Feel free to ask any questions. Best of luck whichever path you choose!

Maurice169 Fri 09-Oct-15 10:01:49

A friend of ours had colon cancer which rendered him infertile. Him and his partner went ahead with donor sperm and have a lovely 2 year old girl who they absolutely adore. They plan to go back to the clinic for a second, same donor.
Good luck!

BettyBi0 Thu 15-Oct-15 17:11:32

As a lesbian couple we had no choice but to use donor sperm but my wife couldn't love her any more if she could have magic-ed up the white stuff herself. They have a beautiful connection and had the first skin to skin after the birth. Family is waaaay more than genetics x

MrsH14 Fri 16-Oct-15 20:57:34

Since my husband was diagnosed with azoospermia we have ruled out using a donor. My reason for that is that I can't bear the thought of carrying a child that isn't my husbands and I've always been open to adoption. I did however have my first painful thought yesterday that I may never carry a child, that I won't experience the excitement of a BFP, I won't feel my baby kick, I won't experience the awful morning sickness my sister had and I won't get to endure the pain of giving birth. It's a hard desicion but one only you can make x

Blue2014 Fri 16-Oct-15 21:05:30

I don't know if this has been mentioned but you can also adopt an embryo in some clinics

peppajay Fri 16-Oct-15 21:13:42

Some friends of mine adopted their sons 4 years ago when they were 6 and 4. They always presumed that they would have children but were very into their careers and didn't start actively trying until their late 30's. When they realised that they couldn't concieve naturally they didn't want to go through all the stress of IVF and failures so they decided to go straight for the adoption route. However much they wanted children neither of them had the urge for nappies, buggies etc and they knew there were lots of older children wanting homes so they automatically applied to adopt over 4's. They now have the most gorgeous 2 boys who suffered from serious neglect- they are fantastic with them and they beam with joy day in day out knowing they have done the right thing and these boys are so close to them you would never know they aren't biologically theirs. I think you have to do what is right for you and I think if you have that urge to carry a child and give birth adoption may not be right for you, but as my friends never had this urge adoption suited them perfectly.

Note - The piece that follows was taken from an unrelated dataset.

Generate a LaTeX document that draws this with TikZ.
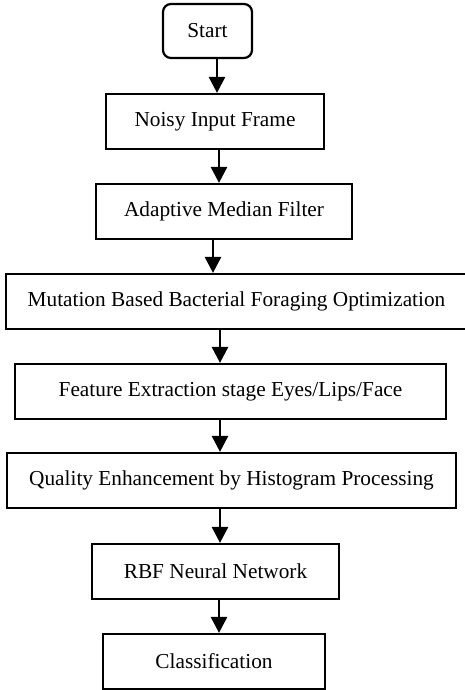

colourdilemma Sat 17-Oct-15 19:13:20

We have three donor conceived children, aged 10, 6 and 4 so are a fair way into the journey. I have to say, as far as I can tell, having donor conceived kids is very much like having them the usual way. We have been open with our children from the start, using a picture book from the donor conception network and surprisingly, even when I was pregnant with dc 3, they have yet to be all that interested. In fact, dd1, 10,and i recently had "the chat" about the usual way of conception and dd was totally grossed out (phew!) and declared that she was definitely having her dc by donor conception! I even broke it to her that "sadly" you have to try the other way first.
Anyway, I'm a rubbish parent in loads of ways, dh is fantastic and none of it really has much to do with infertility.
Do pm me if you want, good luck with your journey. I shared some of your concerns to start with.